D'un point de vue purement fictionnel, l'oeuvre demeure intéressante pour son contenu informatif sur l'auteur Harvey Pekar qui révolutionna littéralement le monde de la bande dessinée en imposant un nouveau style de récit. Fini les super-héros pleins de pouvoirs sans cesse en train de sauver le monde, fini les aventures extraordinaires et fantasmagoriques de personnages en quête de frissons et d'adrénaline, voici les comic-books réalistes, dont Harvey Pekar fut le précurseur. Celui-ci, cherchant à représenter la réalité telle qu'elle est, sans élément chimérique, se penche sur les expériences de sa vie de tous les jours et y décèle des situations typiques mais absurdes qu'il transpose dans ses comics avec un regard pessimiste et acerbe jamais dénué d'humour. On assiste donc à un film qui reprend un contenu auto-biographique, afin de présenter ce personnage atypique, mais qui propose également une vraie réflexion sur la création, la représentation du monde à travers un art et la relation entre un auteur et le personnage issu de son imagination.

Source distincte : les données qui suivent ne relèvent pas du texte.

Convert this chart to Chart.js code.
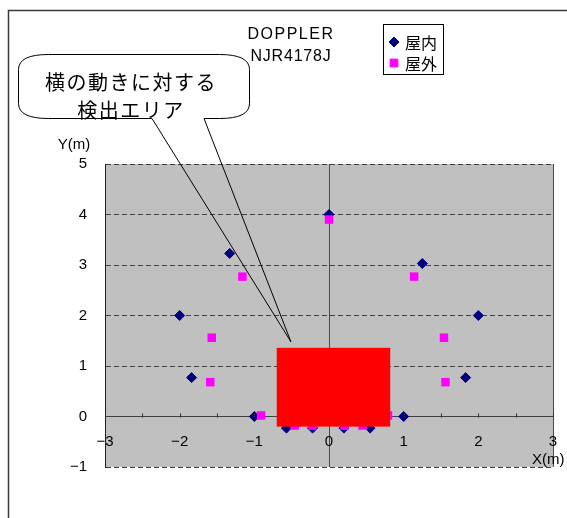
<!DOCTYPE html>
<html>
<head>
<meta charset="utf-8">
<script src="https://cdn.jsdelivr.net/npm/chart.js@4/dist/chart.umd.min.js"></script>
<style>
  html, body { margin: 0; padding: 0; background: #ffffff; }
  #wrap { width: 567px; height: 518px; }
</style>
</head>
<body>
<div id="wrap"><canvas id="c" width="567" height="518"></canvas></div>
<script>
// Series names and measured detection points (metres)
const seriesNames = ['屋内', '屋外'];
const indoorX  = [0, -1.33, 1.25, -2, 2, -1.84, 1.83, -1.0, 1.0, -0.57, 0.55, -0.22, 0.2];
const indoorY  = [4, 3.23, 3.03, 2, 2, 0.77, 0.77, 0, 0, -0.23, -0.23, -0.23, -0.23];
const outdoorX = [0, -1.16, 1.14, -1.57, 1.54, -1.59, 1.56, -0.91, 0.79, -0.46, -0.22, 0.21, 0.45];
const outdoorY = [3.9, 2.77, 2.77, 1.56, 1.56, 0.68, 0.68, 0.02, 0.02, -0.18, -0.18, -0.18, -0.18];

// Axis ranges and tick steps
const xRange = [-3, 3];
const yRange = [-1, 5];
const xTickStep = 0.5;
const yTickStep = 1;

// Titles and annotation text
const titleLines = ['DOPPLER', 'NJR4178J'];
const yAxisTitle = 'Y(m)';
const xAxisTitle = 'X(m)';
const calloutLines = ['横の動きに対する', '検出エリア'];

// Lateral-motion detection area (data units) and callout pointer tip
const areaX = [-0.7, 0.82];
const areaY = [-0.2, 1.36];
const calloutTip = [-0.51, 1.48];

const toPoints = (xs, ys) => xs.map((x, i) => ({ x: x, y: ys[i] }));
const fmt = v => (v < 0 ? '\u2212' + Math.abs(v) : String(v));
const NUM_FAMILY = '"Liberation Sans", Arial, sans-serif';
const JP_FONT = '"Noto Sans CJK JP", "Noto Sans", sans-serif';

const noPad = s => { s.paddingLeft = 0; s.paddingRight = 0; s.paddingTop = 0; s.paddingBottom = 0; };

const decor = {
  id: 'decor',
  beforeDraw(chart) {
    const ctx = chart.ctx, a = chart.chartArea;
    ctx.save();
    ctx.fillStyle = '#ffffff';
    ctx.fillRect(0, 0, chart.width, chart.height);
    // outer frame
    ctx.strokeStyle = '#383838';
    ctx.lineWidth = 1.5;
    ctx.strokeRect(8.5, 10.5, 700, 700);
    // plot background
    ctx.fillStyle = '#c0c0c0';
    ctx.fillRect(a.left, a.top, a.right - a.left, a.bottom - a.top);
    ctx.restore();
  },
  afterDatasetsDraw(chart) {
    const ctx = chart.ctx, xs = chart.scales.x, ys = chart.scales.y;
    ctx.save();
    // small tick marks pointing up from the X axis line
    const y0 = Math.round(ys.getPixelForValue(0)) + 0.5;
    ctx.strokeStyle = '#303030';
    ctx.lineWidth = 1;
    ctx.beginPath();
    xs.ticks.forEach(t => {
      const px = Math.round(xs.getPixelForValue(t.value)) + 0.5;
      ctx.moveTo(px, y0);
      ctx.lineTo(px, y0 - 4);
    });
    ctx.stroke();
    // detection area
    const l = xs.getPixelForValue(areaX[0]), r = xs.getPixelForValue(areaX[1]);
    const t = ys.getPixelForValue(areaY[1]), b = ys.getPixelForValue(areaY[0]);
    ctx.fillStyle = '#ff0000';
    ctx.fillRect(l, t, r - l, b - t);
    ctx.restore();
  },
  afterDraw(chart) {
    const ctx = chart.ctx, xs = chart.scales.x, ys = chart.scales.y;
    ctx.save();
    ctx.fillStyle = '#000000';
    ctx.textBaseline = 'middle';

    // chart title
    ctx.font = '16px ' + NUM_FAMILY;
    ctx.letterSpacing = '1.5px';
    ctx.textAlign = 'center';
    ctx.fillText(titleLines[0], 291, 35);
    ctx.letterSpacing = '0.8px';
    ctx.fillText(titleLines[1], 291, 57);
    ctx.letterSpacing = '0px';

    // axis titles
    ctx.font = '15px ' + NUM_FAMILY;
    ctx.textAlign = 'center';
    ctx.fillText(yAxisTitle, 74, 145);
    ctx.textAlign = 'left';
    ctx.fillText(xAxisTitle, 532, 460);

    // legend
    const lx = 383.5, ly = 24.5, lw = 60, lh = 50;
    ctx.strokeStyle = '#000000';
    ctx.lineWidth = 1;
    ctx.strokeRect(lx, ly, lw, lh);
    const rows = [42, 63];
    chart.data.datasets.forEach((ds, i) => {
      ctx.fillStyle = ds.backgroundColor;
      ctx.strokeStyle = ds.borderColor;
      Chart.helpers.drawPoint(ctx, {
        pointStyle: ds.pointStyle,
        radius: ds.pointStyle === 'rect' ? 5.5 : 5,
        borderWidth: 1
      }, 394, rows[i]);
      ctx.fillStyle = '#000000';
      ctx.font = '16px ' + JP_FONT;
      ctx.textAlign = 'left';
      ctx.fillText(ds.label, 405, rows[i] + 1);
    });

    // callout bubble with pointer to the detection area
    const bx0 = 18.5, by0 = 54.5, bx1 = 249.5, by1 = 118.5, rx = 30, ry = 15;
    const tipX = xs.getPixelForValue(calloutTip[0]);
    const tipY = ys.getPixelForValue(calloutTip[1]);
    ctx.beginPath();
    ctx.moveTo(bx0 + rx, by0);
    ctx.lineTo(bx1 - rx, by0);
    ctx.quadraticCurveTo(bx1, by0, bx1, by0 + ry);
    ctx.lineTo(bx1, by1 - ry);
    ctx.quadraticCurveTo(bx1, by1, bx1 - rx, by1);
    ctx.lineTo(204, by1);
    ctx.lineTo(tipX, tipY);
    ctx.lineTo(152, by1);
    ctx.lineTo(bx0 + rx, by1);
    ctx.quadraticCurveTo(bx0, by1, bx0, by1 - ry);
    ctx.lineTo(bx0, by0 + ry);
    ctx.quadraticCurveTo(bx0, by0, bx0 + rx, by0);
    ctx.closePath();
    ctx.strokeStyle = '#000000';
    ctx.lineWidth = 1;
    ctx.stroke();

    ctx.fillStyle = '#000000';
    ctx.font = '20px ' + JP_FONT;
    ctx.letterSpacing = '1.5px';
    ctx.textAlign = 'center';
    ctx.fillText(calloutLines[0], 131, 82);
    ctx.fillText(calloutLines[1], 131, 110);
    ctx.letterSpacing = '0px';
    ctx.restore();
  }
};

new Chart(document.getElementById('c'), {
  type: 'scatter',
  data: {
    datasets: [
      {
        label: seriesNames[0],
        data: toPoints(indoorX, indoorY),
        pointStyle: 'rectRot',
        pointRadius: 5,
        pointHoverRadius: 5,
        backgroundColor: '#000080',
        borderColor: '#000080',
        borderWidth: 1,
        order: 2
      },
      {
        label: seriesNames[1],
        data: toPoints(outdoorX, outdoorY),
        pointStyle: 'rect',
        pointRadius: 6,
        pointHoverRadius: 6,
        backgroundColor: '#ff00ff',
        borderColor: '#ff00ff',
        borderWidth: 0,
        order: 1
      }
    ]
  },
  options: {
    responsive: false,
    animation: false,
    devicePixelRatio: 1,
    layout: { padding: { top: 164, left: 27, right: 14, bottom: 51 } },
    plugins: {
      legend: { display: false },
      title: { display: false },
      tooltip: { enabled: false }
    },
    scales: {
      x: {
        type: 'linear',
        position: { y: 0 },
        min: xRange[0],
        max: xRange[1],
        afterFit: s => { s.height = 0; noPad(s); },
        ticks: {
          stepSize: xTickStep,
          padding: 16,
          color: '#000000',
          font: { family: NUM_FAMILY, size: 15 },
          maxRotation: 0,
          autoSkip: false,
          callback: v => (Number.isInteger(v) ? fmt(v) : '')
        },
        grid: {
          drawTicks: false,
          color: c => (c.tick && (c.tick.value === 0 || c.tick.value === xRange[1]) ? '#4a4a4a' : 'rgba(0,0,0,0)'),
          lineWidth: 1
        },
        border: { display: true, color: '#404040', width: 1 }
      },
      y: {
        type: 'linear',
        position: 'left',
        min: yRange[0],
        max: yRange[1],
        afterFit: s => { s.width = 78; noPad(s); },
        ticks: {
          stepSize: yTickStep,
          padding: 18,
          color: '#000000',
          font: { family: NUM_FAMILY, size: 15 },
          callback: v => fmt(v)
        },
        grid: {
          drawTicks: false,
          color: c => (c.tick && c.tick.value === 0 ? 'rgba(0,0,0,0)' : '#404040'),
          lineWidth: 1
        },
        border: {
          display: true,
          color: '#202020',
          width: 1,
          dash: c => (c.type === 'tick' ? [5, 3] : [])
        }
      }
    }
  },
  plugins: [decor]
});
</script>
</body>
</html>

Ce qui fait toute l'originalité d'un film comme American Splendor, c'est son rapport au monde de la BD, qu'il explore comme nul autre film ne l'a fait jusqu'à présent en partant d'une perspective purement formelle. Evidemment, on se souvient tous du générique d'ouverture de Watchmen, qui établissait lui aussi une sorte de dialogue méta-narratif entre la BD et le cinéma, en exploitant le motif d'images mi-figées, mi-mouvantes se succédant comme dans les pages d'une bande dessinée, mais cette réflexion sur la liaison formelle entre les deux supports s'arrêtait après cette séquence d'ouverture magistrale. Dans American Splendor, cette réverbération stylistique entre les deux médiums se manifeste durant tout le film, le prêtant ainsi à une innovation plastique puisant son inspiration dans la rencontre de ces deux médias. L'image fixe dessinée entre en contact avec l'image de la pellicule en mouvement, des textes s'implantent sous forme de bulles dans l'image, et l'image filmique se retrouve parfois découpée en split-screen pour finalement se coller à un support bédéique, qui n'est autre que l'espace d'une planche.

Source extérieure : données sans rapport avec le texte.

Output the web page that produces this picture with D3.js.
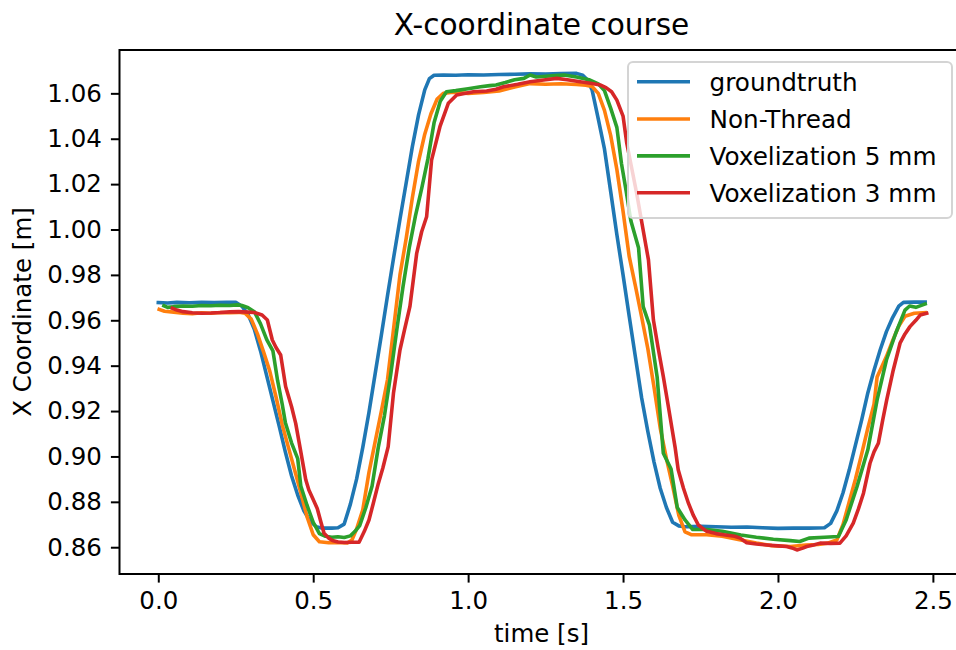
<!DOCTYPE html>
<html><head><meta charset="utf-8">
<script src="https://cdn.jsdelivr.net/npm/d3@7"></script>
<style>body{margin:0;background:#fff} svg{display:block} text{font-family:"DejaVu Sans",sans-serif;fill:#000}</style>
</head><body><svg id="c" width="956" height="650"></svg>
<script>
const xTicks = [0, 0.5, 1.0, 1.5, 2.0, 2.5];
const yTicks = [0.86, 0.88, 0.90, 0.92, 0.94, 0.96, 0.98, 1.00, 1.02, 1.04, 1.06];
const seriesNames = ["groundtruth", "Non-Thread", "Voxelization 5 mm", "Voxelization 3 mm"];
const seriesColors = ["#1f77b4", "#ff7f0e", "#2ca02c", "#d62728"];

const groundtruth = [[0.000,0.9678],[0.03,0.9676],[0.06,0.9679],[0.10,0.9677],[0.14,0.9679],[0.18,0.9678],[0.22,0.9679],[0.25,0.9679],[0.27,0.9662],[0.29,0.9625],[0.31,0.9560],[0.33,0.9465],[0.35,0.9355],[0.37,0.9245],[0.39,0.9135],[0.41,0.9020],[0.43,0.8915],[0.45,0.8830],[0.47,0.8760],[0.49,0.8715],[0.51,0.8690],[0.53,0.8684],[0.56,0.8684],[0.58,0.8686],[0.60,0.8702],[0.62,0.8790],[0.64,0.8900],[0.66,0.9040],[0.68,0.9195],[0.70,0.9365],[0.72,0.9535],[0.74,0.9710],[0.76,0.9880],[0.78,1.0045],[0.80,1.0205],[0.82,1.0365],[0.84,1.0505],[0.86,1.0615],[0.875,1.0665],[0.89,1.0680],[0.92,1.0681],[0.96,1.0680],[1.00,1.0682],[1.05,1.0681],[1.10,1.0683],[1.15,1.0684],[1.20,1.0686],[1.25,1.0685],[1.30,1.0687],[1.35,1.0688],[1.37,1.0680],[1.385,1.0660],[1.40,1.0615],[1.42,1.0487],[1.44,1.0355],[1.46,1.0168],[1.48,0.9978],[1.50,0.9800],[1.52,0.9617],[1.54,0.9437],[1.56,0.9258],[1.58,0.9110],[1.60,0.8975],[1.62,0.8860],[1.64,0.8775],[1.66,0.8710],[1.68,0.8694],[1.70,0.8690],[1.75,0.8692],[1.80,0.8690],[1.85,0.8688],[1.90,0.8689],[1.95,0.8686],[2.00,0.8683],[2.05,0.8684],[2.10,0.8684],[2.15,0.8686],[2.17,0.8705],[2.19,0.8760],[2.21,0.8840],[2.23,0.8940],[2.25,0.9050],[2.27,0.9160],[2.29,0.9280],[2.31,0.9380],[2.33,0.9470],[2.35,0.9550],[2.37,0.9612],[2.39,0.9662],[2.405,0.9679],[2.44,0.9680],[2.475,0.9680]];

const nonThread = [[0.003,0.9648],[0.02,0.9640],[0.05,0.9636],[0.08,0.9631],[0.11,0.9629],[0.14,0.9633],[0.17,0.9631],[0.20,0.9634],[0.23,0.9633],[0.26,0.9635],[0.28,0.9631],[0.30,0.9605],[0.32,0.9540],[0.34,0.9460],[0.36,0.9375],[0.38,0.9262],[0.40,0.9140],[0.42,0.9040],[0.44,0.8940],[0.46,0.8840],[0.48,0.8735],[0.50,0.8655],[0.52,0.8624],[0.55,0.8620],[0.58,0.8621],[0.61,0.8619],[0.625,0.8632],[0.64,0.8680],[0.66,0.8765],[0.68,0.8930],[0.70,0.9065],[0.72,0.9200],[0.74,0.9340],[0.76,0.9570],[0.78,0.9800],[0.80,0.9960],[0.82,1.0140],[0.84,1.0300],[0.86,1.0420],[0.88,1.0510],[0.90,1.0575],[0.92,1.0600],[0.95,1.0605],[1.00,1.0600],[1.05,1.0604],[1.10,1.0610],[1.15,1.0628],[1.20,1.0643],[1.25,1.0640],[1.30,1.0642],[1.35,1.0639],[1.38,1.0636],[1.40,1.0630],[1.42,1.0600],[1.44,1.0525],[1.46,1.0415],[1.48,1.0265],[1.50,1.0080],[1.52,0.9880],[1.54,0.9750],[1.56,0.9615],[1.58,0.9475],[1.60,0.9305],[1.62,0.9125],[1.64,0.8990],[1.66,0.8870],[1.68,0.8740],[1.70,0.8668],[1.72,0.8655],[1.77,0.8655],[1.82,0.8648],[1.88,0.8632],[1.93,0.8618],[1.98,0.8607],[2.04,0.8603],[2.09,0.8610],[2.13,0.8612],[2.16,0.8618],[2.19,0.8632],[2.21,0.8700],[2.23,0.8800],[2.25,0.8900],[2.27,0.9010],[2.29,0.9125],[2.31,0.9230],[2.32,0.9350],[2.35,0.9440],[2.37,0.9510],[2.39,0.9575],[2.41,0.9618],[2.44,0.9631],[2.475,0.9634]];

const vox5 = [[0.018,0.9664],[0.03,0.9657],[0.05,0.9660],[0.08,0.9663],[0.11,0.9662],[0.14,0.9665],[0.17,0.9664],[0.20,0.9666],[0.23,0.9665],[0.255,0.9668],[0.27,0.9665],[0.29,0.9655],[0.31,0.9638],[0.33,0.9584],[0.35,0.9515],[0.37,0.9465],[0.385,0.9335],[0.40,0.9230],[0.41,0.9150],[0.43,0.9060],[0.45,0.8990],[0.46,0.8870],[0.48,0.8785],[0.50,0.8710],[0.52,0.8660],[0.54,0.8648],[0.56,0.8644],[0.58,0.8646],[0.60,0.8643],[0.62,0.8650],[0.635,0.8670],[0.65,0.8695],[0.67,0.8775],[0.69,0.8870],[0.71,0.9040],[0.73,0.9180],[0.75,0.9360],[0.77,0.9560],[0.79,0.9750],[0.81,0.9920],[0.83,1.0060],[0.85,1.0180],[0.87,1.0310],[0.89,1.0470],[0.91,1.0565],[0.93,1.0607],[0.96,1.0612],[1.00,1.0620],[1.04,1.0629],[1.07,1.0634],[1.09,1.0637],[1.12,1.0648],[1.15,1.0660],[1.18,1.0666],[1.20,1.0681],[1.22,1.0672],[1.25,1.0675],[1.28,1.0678],[1.31,1.0681],[1.35,1.0672],[1.39,1.0660],[1.42,1.0642],[1.44,1.0612],[1.46,1.0535],[1.48,1.0450],[1.495,1.0290],[1.51,1.0170],[1.525,1.0040],[1.55,0.9920],[1.565,0.9660],[1.585,0.9580],[1.61,0.9350],[1.63,0.9014],[1.655,0.8945],[1.675,0.8775],[1.70,0.8720],[1.725,0.8678],[1.77,0.8678],[1.82,0.8670],[1.88,0.8654],[1.93,0.8644],[1.985,0.8635],[2.04,0.8629],[2.07,0.8625],[2.10,0.8640],[2.15,0.8644],[2.195,0.8647],[2.22,0.8720],[2.255,0.8867],[2.29,0.9029],[2.32,0.9249],[2.35,0.9425],[2.38,0.9543],[2.41,0.9645],[2.425,0.9663],[2.445,0.9657],[2.475,0.9672]];

const vox3 = [[0.045,0.9653],[0.06,0.9645],[0.08,0.9638],[0.11,0.9633],[0.14,0.9631],[0.17,0.9632],[0.20,0.9634],[0.23,0.9637],[0.26,0.9638],[0.29,0.9636],[0.31,0.9634],[0.335,0.9623],[0.352,0.9601],[0.368,0.9513],[0.38,0.9480],[0.395,0.9447],[0.411,0.9308],[0.43,0.9220],[0.4435,0.9146],[0.46,0.9020],[0.476,0.8897],[0.486,0.8852],[0.50,0.8810],[0.513,0.8771],[0.525,0.8710],[0.535,0.8662],[0.55,0.8640],[0.562,0.8630],[0.58,0.8623],[0.60,0.8621],[0.625,0.8622],[0.648,0.8622],[0.665,0.8670],[0.68,0.8720],[0.694,0.8794],[0.71,0.8880],[0.725,0.8950],[0.742,0.9043],[0.759,0.9278],[0.78,0.9469],[0.795,0.9560],[0.812,0.9660],[0.834,0.9895],[0.85,0.9990],[0.866,1.0056],[0.882,1.0306],[0.909,1.0453],[0.936,1.0556],[0.963,1.0593],[1.017,1.0607],[1.06,1.0610],[1.09,1.0618],[1.114,1.0629],[1.16,1.0640],[1.20,1.0651],[1.25,1.0660],[1.286,1.0666],[1.32,1.0660],[1.361,1.0651],[1.40,1.0643],[1.426,1.0637],[1.445,1.0625],[1.463,1.0607],[1.48,1.0570],[1.50,1.0500],[1.512,1.0380],[1.528,1.0270],[1.544,1.0159],[1.562,1.0020],[1.582,0.9866],[1.598,0.9601],[1.613,0.9480],[1.630,0.9352],[1.645,0.9230],[1.657,0.9131],[1.668,0.9040],[1.678,0.8941],[1.695,0.8860],[1.711,0.8794],[1.727,0.8740],[1.743,0.8698],[1.755,0.8685],[1.770,0.8670],[1.80,0.8660],[1.83,0.8654],[1.86,0.8648],[1.878,0.8640],[1.899,0.8620],[1.93,0.8614],[1.964,0.8610],[2.00,0.8606],[2.028,0.8603],[2.045,0.8597],[2.061,0.8588],[2.08,0.8596],[2.093,0.8603],[2.115,0.8610],[2.136,0.8618],[2.17,0.8617],[2.200,0.8618],[2.22,0.8650],[2.243,0.8706],[2.26,0.8770],[2.276,0.8838],[2.297,0.8970],[2.31,0.9020],[2.324,0.9058],[2.338,0.9160],[2.351,0.9249],[2.372,0.9380],[2.394,0.9499],[2.41,0.9540],[2.426,0.9572],[2.445,0.9600],[2.459,0.9623],[2.48,0.9631]];

const seriesData = [groundtruth, nonThread, vox5, vox3];

const svg = d3.select("#c");
const box = {left: 119.5, right: 963.5, top: 50, bottom: 574};
const x = d3.scaleLinear().domain([-0.1252, 2.5988]).range([box.left, box.right]);
const y = d3.scaleLinear().domain([0.8482, 1.0791]).range([box.bottom, box.top]);
const FS = 24.5;

svg.append("defs").append("clipPath").attr("id", "clip")
  .append("rect").attr("x", box.left).attr("y", box.top)
  .attr("width", box.right - box.left).attr("height", box.bottom - box.top);

const line = d3.line().x(d => x(d[0])).y(d => y(d[1]));
const plot = svg.append("g").attr("clip-path", "url(#clip)");
seriesData.forEach((s, i) => {
  plot.append("path").datum(s).attr("d", line)
    .attr("fill", "none").attr("stroke", seriesColors[i])
    .attr("stroke-width", 3.6).attr("stroke-linejoin", "round").attr("stroke-linecap", "square");
});

// axes
const xAxis = svg.append("g").attr("transform", `translate(0,${box.bottom})`)
  .call(d3.axisBottom(x).tickValues(xTicks).tickFormat(d3.format(".1f")).tickSize(8.6).tickPadding(9.5));
const yAxis = svg.append("g").attr("transform", `translate(${box.left},0)`)
  .call(d3.axisLeft(y).tickValues(yTicks).tickFormat(d3.format(".2f")).tickSize(8.6).tickPadding(9));
[xAxis, yAxis].forEach(a => {
  a.select(".domain").remove();
  a.selectAll(".tick line").attr("stroke", "#000").attr("stroke-width", 2);
  a.selectAll(".tick text").attr("font-size", FS).attr("font-family", "DejaVu Sans").attr("fill", "#000");
});

// spines
svg.append("rect").attr("x", box.left).attr("y", box.top)
  .attr("width", box.right - box.left).attr("height", box.bottom - box.top)
  .attr("fill", "none").attr("stroke", "#000").attr("stroke-width", 2);

// title & labels
svg.append("text").attr("x", (box.left + box.right) / 2).attr("y", 35)
  .attr("text-anchor", "middle").attr("font-size", 29.6).text("X-coordinate course");
svg.append("text").attr("x", (box.left + box.right) / 2).attr("y", 642)
  .attr("text-anchor", "middle").attr("font-size", FS).text("time [s]");
svg.append("text").attr("transform", `translate(31,${(box.top + box.bottom) / 2}) rotate(-90)`)
  .attr("text-anchor", "middle").attr("font-size", FS).text("X Coordinate [m]");

// legend
const lg = svg.append("g");
lg.append("rect").attr("x", 628).attr("y", 62).attr("width", 324).attr("height", 156)
  .attr("rx", 5).attr("fill", "#fff").attr("fill-opacity", 0.8)
  .attr("stroke", "#d4d4d4").attr("stroke-width", 2);
const rowY = [81.7, 119, 155.9, 192.7];
seriesNames.forEach((n, i) => {
  lg.append("line").attr("x1", 637).attr("x2", 690).attr("y1", rowY[i]).attr("y2", rowY[i])
    .attr("stroke", seriesColors[i]).attr("stroke-width", 3.6);
  lg.append("text").attr("x", 709.5).attr("y", rowY[i] + 9).attr("font-size", 24.7).text(n);
});
</script></body></html>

Si American Splendor est une réussite dans sa réflexion formelle, son apport biographique et son discours sur la créativité, il souffre d'un casting pas toujours à la hauteur. Un zeste d'audace en plus, aurait permis aux deux cinéastes d'octroyer plus de puissance au personnage de Pekar en le faisant jouer par le vrai auteur d'American Splendor, qui lors de ses rares apparitions à l'écran, fait vite oublier un Paul Giamatti terne, incapable de ranger ses mimiques inefficaces dans le placard.